The Japanese artist Takashi Murakami’s private collection of works of art and everyday objects will go on display for the first time in January. The exhibition at the Yokohama Museum of Art will include hundreds of everyday items such as beer mugs, ephemera like fantasy figurines and antiques, says the show’s curator, Akiko Miki.
A lot of the collection “looks like garbage”, Murakami tells The Art Newspaper. But there are also major contemporary works in his 1,000-strong collection, most notably Anselm Kiefer’s Merkaba (chariot) (2010), a massive fragment of airplane fuselage encased in a glass-and-steel vitrine. The sculpture was shown at Gagosian Gallery in New York in 2010, and when Murakami saw the work there, he says he was “moved” but had no intention of buying it. However, “after the exhibition I enquired whether [it] had been sold and since it was Gagosian, my gallery, they offered an instalment payment [scheme], so I bought it.”
The purchase cemented his enduring love affair with the work of Kiefer, whom Murakami describes as “the symbol of my becoming an artist”. He was first introduced to the German artist’s work via a “Japanese imitator”, Shinro Ohtake. “After seeing an exhibition of Ohtake’s work in Japan, I became a contemporary artist,” Murakami says. “But then I realised that he was imitating Kiefer. So my entire life has been based on a misunderstanding. When I first came to New York [in 1998], I finally saw a real Kiefer in a show at the Museum of Modern Art. When I stood in front of it, I cried. The work was Osiris and Isis [1985-87], a painting of a step pyramid, and I was awestruck.”
Murakami’s admiration for Kiefer, the most serious of contemporary artists, may surprise some. The Japanese artist, who is known for his brightly coloured canvases and sculptures, which often use motifs from mass culture, has produced multiple branded products, from handbags to skateboards, keychains and even candy. He is most often described as “the Japanese Andy Warhol”. Murakami dismisses this as “an easy comparison”. He owns only two works by the American Pop artist who fused high and popular culture and also collected ephemera obsessively. “[One] is a sketch, a drawing of a penis. A Warhol penis sketch,” Murakami says.

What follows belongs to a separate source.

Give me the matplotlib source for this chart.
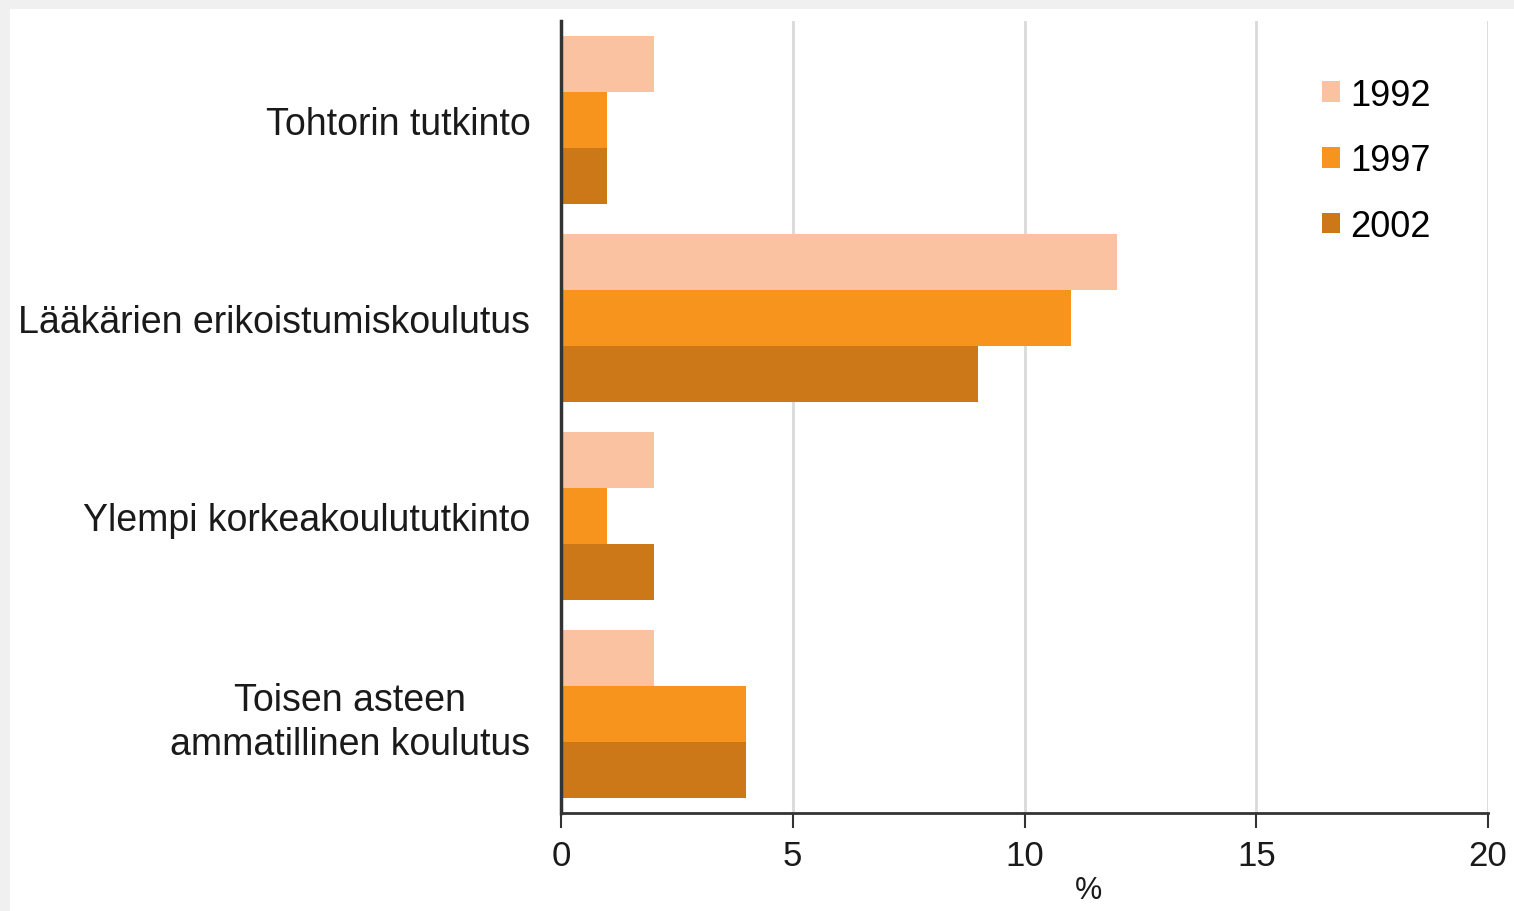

Other contemporary art purchases include Pop cartoon sculptures by fellow Japanese artist Yoshitomo Nara, pieces by the German artist Friedrich Kunath and Op-Art manipulations of the Japanese flag, such as the US artist Mark Grotjahn’s Untitled (Canary Yellow and Crimson Red Butterfly 823) (2008).
Eclectic collecting
Murakami’s tastes are eclectic, however. He also owns ink paintings by the 18th-century Japanese artist Shohaku, also known as Soga, who worked in an earlier style than that of his own Edo period, and a large group of ceramics by Kitaoji Rosanjin, an irascible 20th-century aesthete who also worked in calligraphy, painting and lacquer, and ran a restaurant that was known for his presentation of food.
Murakami first started buying art and objects as a student 30 years ago. “Even when I was at university, I was buying prints and photographs, so it began early on,” he says. One of the first works he bought was Self Portrait with Skull (1982) by the German artist Horst Janssen. “I was 20 and I asked to pay for it in six instalments. I really had to negotiate.
“I don’t really remember why I was buying early on,” he continues. “When I was studying, I had part-time jobs, so I had money to buy art. But once I started working in earnest as an artist, I had no money, so I stopped buying. My serious collecting started around ten years ago.” Today his collection comprises more than 1,000 works, which Murakami stores along with his own works-in-progress in a vast, factory-like structure in an industrial suburb of Tokyo.
“Collecting is like an illness; I wouldn’t recommend it,” Murakami says, adding that his “illness” might be incurable and that his purchases continue apace as the exhibition’s opening date approaches.
• Takashi Murakami’s Superflat Collection: from Shohaku and Rosanjin to Anselm Kiefer is due to open at the Yokohama Museum of Art on 30 January 2016 (until 3 April 2016)
CLARIFICATION: Following the interview, this article was amended (on 4 September) to reflect additional information supplied by Takashi Murakami. He told us that he owns two works by Andy Warhol, not one, as previously stated. The work by Horst Janssen was one of the first paintings he purchased, not the first.